ASHLAND -- Educators are constantly seeking new and innovative methods to teach traditional subjects or searching for new methodology that better prepares students for the future.
Hanover County School Board members learned last week how two programs in Hanover County Public Schools are utilizing creative and non-traditional methods to teach English and mathematics.
Some Geometry/Algebra students at Patrick Henry High School are exposed to new ways of thinking regarding problem-solving and some changes in the classroom that might buck some “old school” thinking.
Mathematics curriculum specialist Ian Shenk outlined a program called Mathematics Workshop. “In short, the mathematics workshop model takes an innovative approach to the traditional math sequence,” he said.
Instead of a teacher beginning class by solving problems or a lecture, students are presented with problems that require creative thinking and problem-solving skills.

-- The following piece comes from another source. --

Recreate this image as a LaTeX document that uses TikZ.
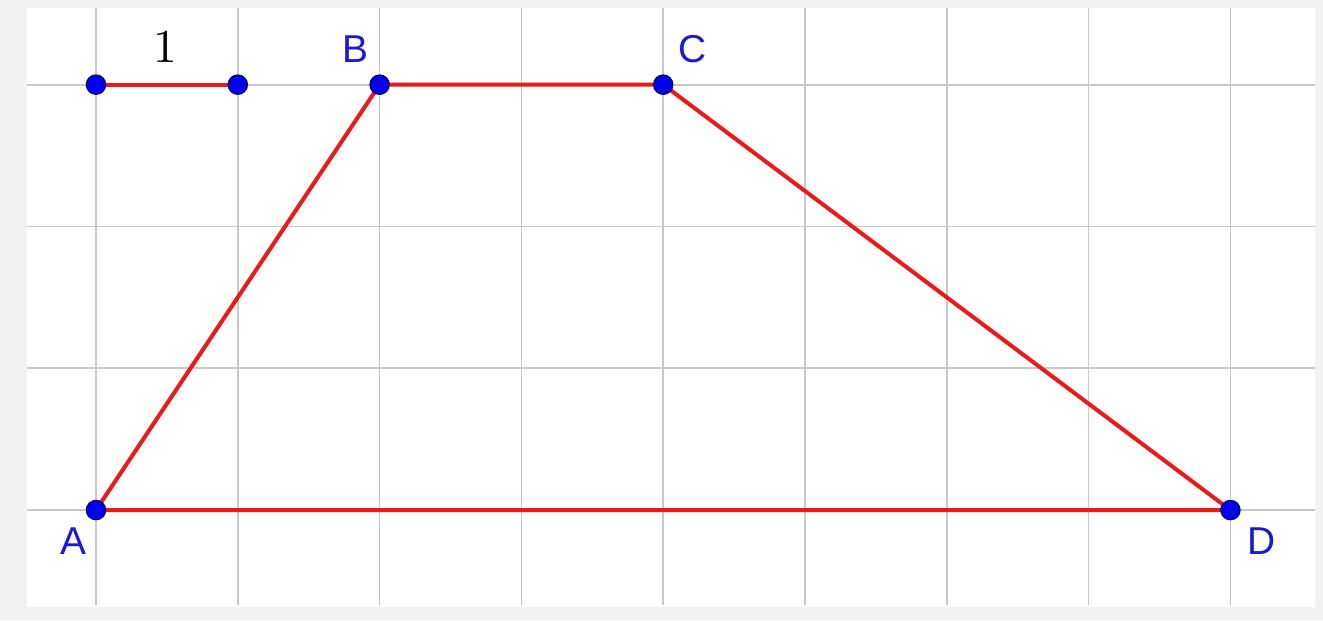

“Unlike traditional classrooms where teachers do most of the math, the workshop model allows for students to be the ones actually doing the math,” Shenk said.
“They talk with each other, work collaboratively, and have choice about the activities that they are going to complete,” he added.

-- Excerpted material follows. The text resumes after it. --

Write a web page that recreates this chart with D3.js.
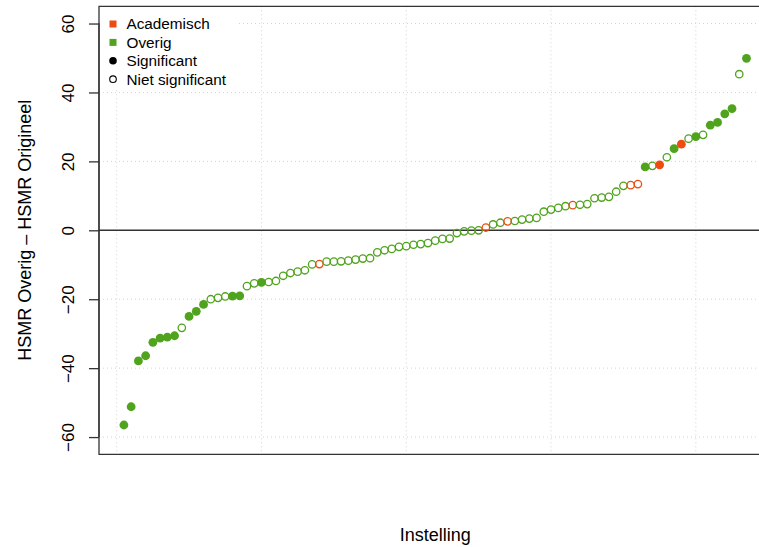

The model emphasizes collaboration, communication, creative problem-solving and critical thinking.
Mathematics isn’t the only subject utilizing innovative methods to better prepare students for the workplace.

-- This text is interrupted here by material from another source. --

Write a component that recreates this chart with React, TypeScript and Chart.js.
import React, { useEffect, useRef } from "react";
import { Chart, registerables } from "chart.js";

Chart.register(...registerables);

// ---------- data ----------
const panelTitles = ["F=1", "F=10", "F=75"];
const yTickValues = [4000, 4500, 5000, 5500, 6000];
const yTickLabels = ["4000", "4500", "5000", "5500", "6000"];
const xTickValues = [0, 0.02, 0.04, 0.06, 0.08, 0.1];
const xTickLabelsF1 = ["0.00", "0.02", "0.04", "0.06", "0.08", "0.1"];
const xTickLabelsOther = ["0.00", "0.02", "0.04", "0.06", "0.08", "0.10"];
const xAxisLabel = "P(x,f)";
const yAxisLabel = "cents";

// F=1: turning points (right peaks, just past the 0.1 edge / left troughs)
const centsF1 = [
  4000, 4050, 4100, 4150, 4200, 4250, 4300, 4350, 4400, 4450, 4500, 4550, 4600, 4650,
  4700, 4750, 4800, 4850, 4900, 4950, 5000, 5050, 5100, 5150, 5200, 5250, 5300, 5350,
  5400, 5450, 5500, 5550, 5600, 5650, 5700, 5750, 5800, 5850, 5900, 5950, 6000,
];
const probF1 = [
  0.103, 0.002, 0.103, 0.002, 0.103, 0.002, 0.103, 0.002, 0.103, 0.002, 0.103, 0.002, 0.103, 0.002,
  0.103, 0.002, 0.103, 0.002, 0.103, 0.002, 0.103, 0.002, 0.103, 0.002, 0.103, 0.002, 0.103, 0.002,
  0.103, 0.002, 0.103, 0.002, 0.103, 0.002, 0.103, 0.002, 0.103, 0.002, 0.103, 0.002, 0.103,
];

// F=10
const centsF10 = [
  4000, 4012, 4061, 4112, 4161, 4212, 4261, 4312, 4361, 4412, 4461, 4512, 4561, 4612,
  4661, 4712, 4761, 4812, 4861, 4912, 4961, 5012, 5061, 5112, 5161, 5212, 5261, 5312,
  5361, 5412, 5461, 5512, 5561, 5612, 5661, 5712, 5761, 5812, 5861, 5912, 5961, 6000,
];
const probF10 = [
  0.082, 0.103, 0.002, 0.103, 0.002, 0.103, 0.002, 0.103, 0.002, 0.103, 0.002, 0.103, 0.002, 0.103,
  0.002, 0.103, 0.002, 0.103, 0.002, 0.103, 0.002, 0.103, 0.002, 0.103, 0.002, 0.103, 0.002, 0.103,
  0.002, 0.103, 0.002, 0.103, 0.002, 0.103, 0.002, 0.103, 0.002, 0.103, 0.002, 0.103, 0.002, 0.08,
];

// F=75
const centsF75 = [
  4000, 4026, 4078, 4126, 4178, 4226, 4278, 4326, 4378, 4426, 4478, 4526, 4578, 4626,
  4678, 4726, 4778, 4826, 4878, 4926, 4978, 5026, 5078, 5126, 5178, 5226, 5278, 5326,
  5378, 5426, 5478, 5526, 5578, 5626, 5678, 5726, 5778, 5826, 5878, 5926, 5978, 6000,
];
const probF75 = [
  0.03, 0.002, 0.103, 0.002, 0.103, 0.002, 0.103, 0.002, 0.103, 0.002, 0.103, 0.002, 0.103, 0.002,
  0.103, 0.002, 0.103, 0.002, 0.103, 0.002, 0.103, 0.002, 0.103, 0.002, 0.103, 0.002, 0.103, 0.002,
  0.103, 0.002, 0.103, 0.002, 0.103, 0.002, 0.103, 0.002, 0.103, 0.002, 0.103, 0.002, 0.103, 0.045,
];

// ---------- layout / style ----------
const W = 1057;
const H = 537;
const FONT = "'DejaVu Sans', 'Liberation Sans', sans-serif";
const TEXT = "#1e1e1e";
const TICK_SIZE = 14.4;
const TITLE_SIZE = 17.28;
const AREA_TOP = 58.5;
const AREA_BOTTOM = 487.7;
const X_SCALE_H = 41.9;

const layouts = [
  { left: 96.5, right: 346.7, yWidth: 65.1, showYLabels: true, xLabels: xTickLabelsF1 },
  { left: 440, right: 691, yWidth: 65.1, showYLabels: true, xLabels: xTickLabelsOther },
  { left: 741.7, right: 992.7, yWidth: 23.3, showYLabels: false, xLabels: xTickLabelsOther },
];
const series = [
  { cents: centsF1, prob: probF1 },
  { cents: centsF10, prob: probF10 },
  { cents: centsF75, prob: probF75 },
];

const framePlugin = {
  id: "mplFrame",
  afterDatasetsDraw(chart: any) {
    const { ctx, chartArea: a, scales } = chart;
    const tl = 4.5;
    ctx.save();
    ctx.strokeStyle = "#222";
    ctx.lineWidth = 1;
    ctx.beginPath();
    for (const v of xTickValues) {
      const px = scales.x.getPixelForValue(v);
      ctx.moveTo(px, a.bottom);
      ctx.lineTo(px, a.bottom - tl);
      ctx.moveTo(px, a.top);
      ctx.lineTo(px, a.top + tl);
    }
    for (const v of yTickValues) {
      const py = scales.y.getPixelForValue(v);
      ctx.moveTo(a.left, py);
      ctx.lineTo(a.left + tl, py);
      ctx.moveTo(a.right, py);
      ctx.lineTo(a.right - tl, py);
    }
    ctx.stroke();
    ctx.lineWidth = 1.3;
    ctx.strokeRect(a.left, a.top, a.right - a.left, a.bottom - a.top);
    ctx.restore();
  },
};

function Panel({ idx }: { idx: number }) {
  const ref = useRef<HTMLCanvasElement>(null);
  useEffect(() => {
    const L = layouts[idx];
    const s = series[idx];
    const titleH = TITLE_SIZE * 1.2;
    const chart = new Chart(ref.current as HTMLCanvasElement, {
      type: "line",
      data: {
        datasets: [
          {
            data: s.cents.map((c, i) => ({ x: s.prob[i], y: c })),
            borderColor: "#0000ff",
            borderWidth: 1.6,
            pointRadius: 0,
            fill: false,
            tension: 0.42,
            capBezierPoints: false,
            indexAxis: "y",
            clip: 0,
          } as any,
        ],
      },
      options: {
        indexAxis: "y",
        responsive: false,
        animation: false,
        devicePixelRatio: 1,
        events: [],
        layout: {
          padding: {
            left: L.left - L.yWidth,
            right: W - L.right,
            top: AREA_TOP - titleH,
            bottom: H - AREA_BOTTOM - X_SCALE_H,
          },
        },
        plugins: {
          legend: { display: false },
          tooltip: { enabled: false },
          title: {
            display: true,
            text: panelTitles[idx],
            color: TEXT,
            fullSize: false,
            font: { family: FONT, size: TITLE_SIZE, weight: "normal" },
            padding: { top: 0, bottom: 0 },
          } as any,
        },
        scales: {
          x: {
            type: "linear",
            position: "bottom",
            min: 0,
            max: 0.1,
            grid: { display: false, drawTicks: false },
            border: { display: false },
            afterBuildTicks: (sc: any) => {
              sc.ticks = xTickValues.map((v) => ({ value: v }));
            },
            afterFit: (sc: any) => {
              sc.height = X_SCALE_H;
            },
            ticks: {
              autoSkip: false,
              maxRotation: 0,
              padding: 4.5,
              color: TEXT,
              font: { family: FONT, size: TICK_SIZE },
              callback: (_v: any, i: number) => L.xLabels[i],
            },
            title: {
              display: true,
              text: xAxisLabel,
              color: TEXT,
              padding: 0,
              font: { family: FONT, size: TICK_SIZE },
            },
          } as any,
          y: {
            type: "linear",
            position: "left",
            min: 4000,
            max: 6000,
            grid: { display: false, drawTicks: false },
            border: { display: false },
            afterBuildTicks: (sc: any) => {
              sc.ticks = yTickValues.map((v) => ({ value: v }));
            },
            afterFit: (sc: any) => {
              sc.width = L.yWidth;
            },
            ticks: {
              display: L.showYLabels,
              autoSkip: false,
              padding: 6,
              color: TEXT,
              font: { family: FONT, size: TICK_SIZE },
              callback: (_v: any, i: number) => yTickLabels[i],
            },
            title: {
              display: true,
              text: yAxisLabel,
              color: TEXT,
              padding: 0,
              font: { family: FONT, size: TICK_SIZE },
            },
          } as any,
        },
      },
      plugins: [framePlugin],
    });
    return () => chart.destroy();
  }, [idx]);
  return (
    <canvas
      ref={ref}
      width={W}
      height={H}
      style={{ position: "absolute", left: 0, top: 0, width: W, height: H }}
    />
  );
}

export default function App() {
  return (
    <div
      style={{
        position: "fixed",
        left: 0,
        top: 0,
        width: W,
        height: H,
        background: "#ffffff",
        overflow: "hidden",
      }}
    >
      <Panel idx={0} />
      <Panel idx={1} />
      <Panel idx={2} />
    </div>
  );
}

Justin Roerink, principal of the Hanover Center for Trades and Technology, said a new class called English for the Workplace is designed to provide students with real-life writing and communication skills.
This class prepares students for real-life communication in the workplace or other professional settings.
“Workplace Readiness English has also worked on interpersonal skills such as handshaking, eye contact and posture and body language for professional settings, and currently we are working on phone and email etiquette,” said Tami Slater, English curriculum specialist.
“While our focus is on Workplace English, we are not ignoring the Standards of Learning,” Slater said. “Students are reading and writing every day.”
Roerink said the new English class is receiving rave reviews from students who enroll.
“All of our course content is important and understandable. It prepares us better than any other class I’ve been in before,” one student said of the class.
Another commented, “I would recommend this course because it really helped with preparing me for the workforce and everyone needs those skills.”
School board member John Axselle applauded the efforts and said his real-life experience confirms the need for better communication skills in the workplace.
He said some companies are providing employees with classes that assist in interpersonal communication or how to talk to other people.
Axselle said the dependence on personal devices and an online presence might have contributed to the problem.
“One of the things that concerns me about that is that you lose that interaction with people that I think is a very vital part of life: teamwork, collaboration and other things,” Axselle said.
Superintendent Michael Gill said the two classes highlighted in the presentation are only a sampling of innovative education taking place in county schools.
“This only represented two items … but I think it is representative of the innovation that is going on throughout the division,” Gill said. “It’s easy to say we want innovation, but it takes visionary leadership from our leaders, from or building administrators, from our Central Office specialists -- and I think that has been demonstrated here this evening.”
In other matters, a budget workshop is scheduled for 7 p.m. on Tuesday Jan. 22, the Central Office.
The school board will officially consider the proposed budget for adoption at its Feb. 12 meeting.